3. Implement lifecycle policies on S3 to automatically transition objects to lower-cost storage classes or delete unnecessary objects.
4. Use Amazon Aurora Serverless for databases with variable workloads to automatically scale capacity and reduce costs during idle periods.
5. Leverage AWS Budgets to set custom cost and usage budgets. Configure alerts to notify you when you exceed or are forecasted to exceed your budgeted amount.
To practically implement this, consider the following example architecture for a web application:
1. Configure an Auto Scaling group spanning three AZs, with a minimum of one instance per AZ.
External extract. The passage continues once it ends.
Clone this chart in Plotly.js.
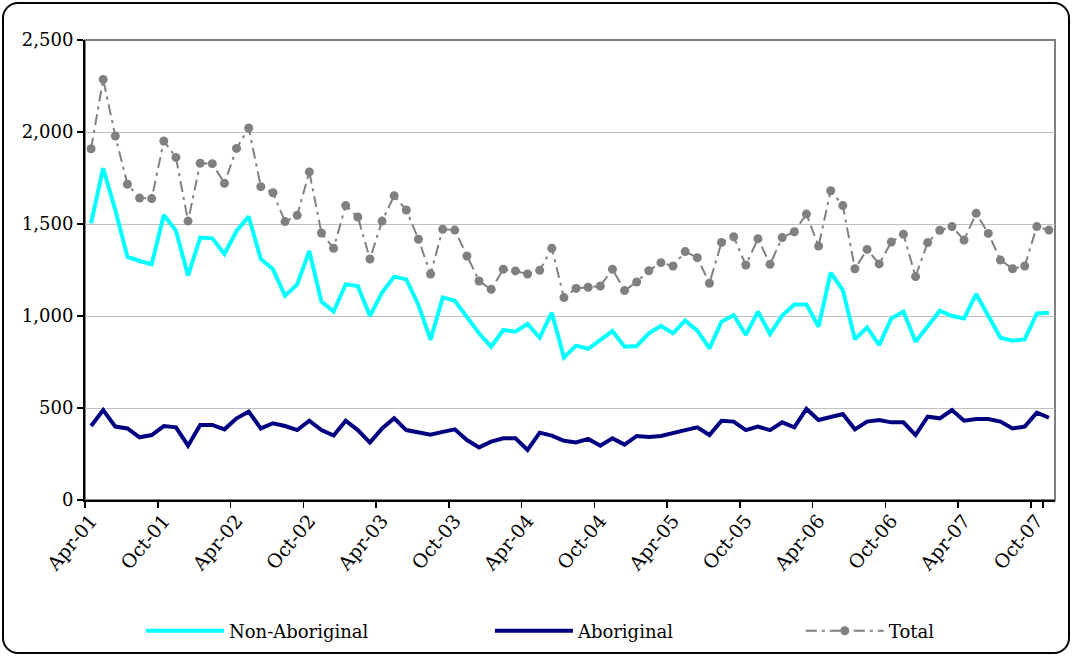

2. Place an Application Load Balancer in front, distributing traffic across the AZs.
3. Use Multi-AZ Amazon Aurora for the database layer.
4. Store static content in S3, with CloudFront for global content delivery.
5. Implement Route 53 with health checks and failover routing.
6. Use CloudWatch for monitoring, with alarms triggering SNS notifications and Auto Scaling actions.
7. Enable AWS Shield Advanced for DDoS protection.
8. Implement a warm standby in a secondary region, continuously replicating data from Aurora and S3.
9. Use AWS Database Migration Service (DMS) for continuous replication of your database to the secondary region.
10. Configure Route 53 with weighted routing between regions for an active-active setup.
This architecture provides multiple layers of redundancy and automatic failover capabilities. It can withstand the failure of an AZ, and with the multi-region setup, even the failure of an entire region.
Remember, high availability is an ongoing process. Regularly conduct failure simulations using AWS Fault Injection Simulator to test your system's resilience. Continuously analyze your CloudWatch metrics and logs to identify potential improvements. Stay updated with new AWS features and services, integrating them into your architecture when relevant to enhance availability or reduce costs.
By meticulously implementing these technical strategies and continuously refining your architecture, you can create a highly available system on AWS that is resilient, scalable, and cost-effective.